Lesson 6: Derivative rules: constant, sum, difference, and constant multiple: introduction# Basic derivative rules: table

Let's explore a problem involving two functions, f and g, and their derivatives at specific points. Our goal is to find the derivative of a new function, h(x), which is a combination of these functions: 3f(x)+2g(x). By applying basic derivative rules, we determine the derivative—and thus the slope of the tangent line—of h(x) at x = 9. Created by Sal Khan.

## Want to join the conversation?

- What is d/dx? I know dy/dx is a derivative of a point and the d is a infinitesimally small change in x and y but what does d mean on its own like at0:59?(40 votes)
- You can read d/dx as "the derivative with respect to x." So, for example, you're familiar with seeing:

y = x²

dy/dx = 2x

We can say essentially the same thing without introducing the variable y:

d/dx x² = 2x

In the first case above, we're saying, "given that y = x², the derivative of y with respect to x is 2x. In the second, we're simply saying, "the derivative of x² with respect to x is 2x."(93 votes)

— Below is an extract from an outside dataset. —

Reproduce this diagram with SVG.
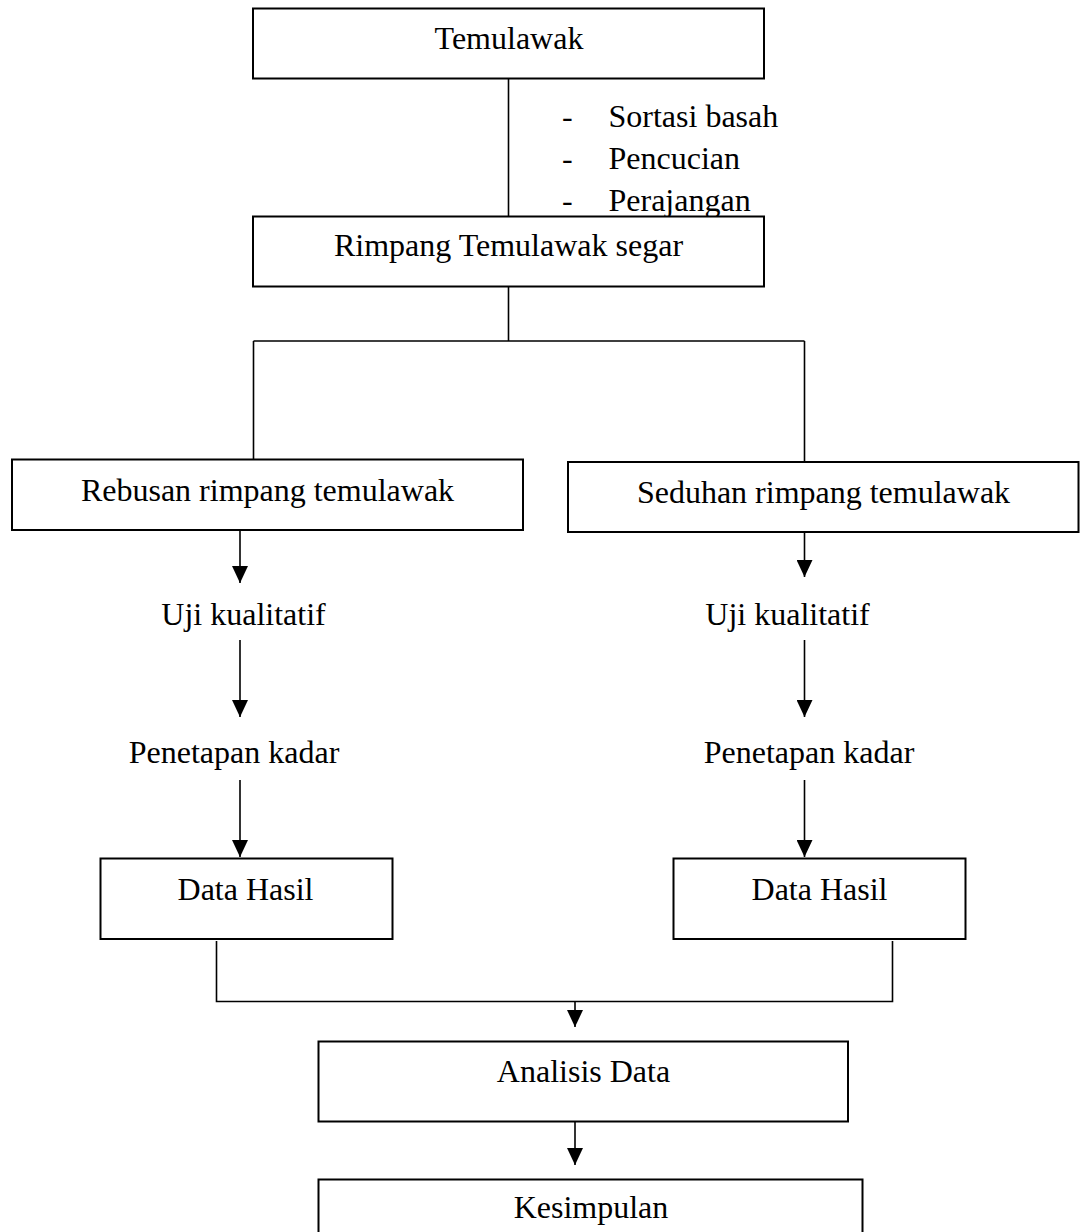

- We are given that h(x)=3f(x)+2g(x) also x=9. Now if i calculate h(9). It comes out to be 3f(9)+2g(9) which is equal to 3+18=21.

Then differentiating h(x) we get h'(x) as 0 because differentiation of a constant is 0.

Please help me out. :)(16 votes)- Hey! Your calculation for h(9) is solid, but there's one problem with your reasoning for h'(x). When you differentiate h, you are not finding the derivative of the concrete value of h(x) (which in your case was h(9)=21). Instead, you are finding the general derivative for the whole function h, and then you plug in your x value of 9 to solve.

So the derivative of h(x) is h'(x)= 3f'(x)+ 2g'(x). Then if we need h'(9), we solve:

h'(9) = 3f'(9) +2g'(9).

Hope this helped!(19 votes)

- What does g(x) =? I can't read the yellow writing.(10 votes)
- g(x) = |x - 1| + 1(7 votes)

- How did Sal estimate that the slope of 2-x is -1?(6 votes)
- y = 2 - x is a straight line. Any straight line with equation y = mx + b has a slope m. That is, the
**slope is the coefficient of x**. So in y = 2 - x, the coefficient of x is -1, so that's the slope of that graph.(17 votes)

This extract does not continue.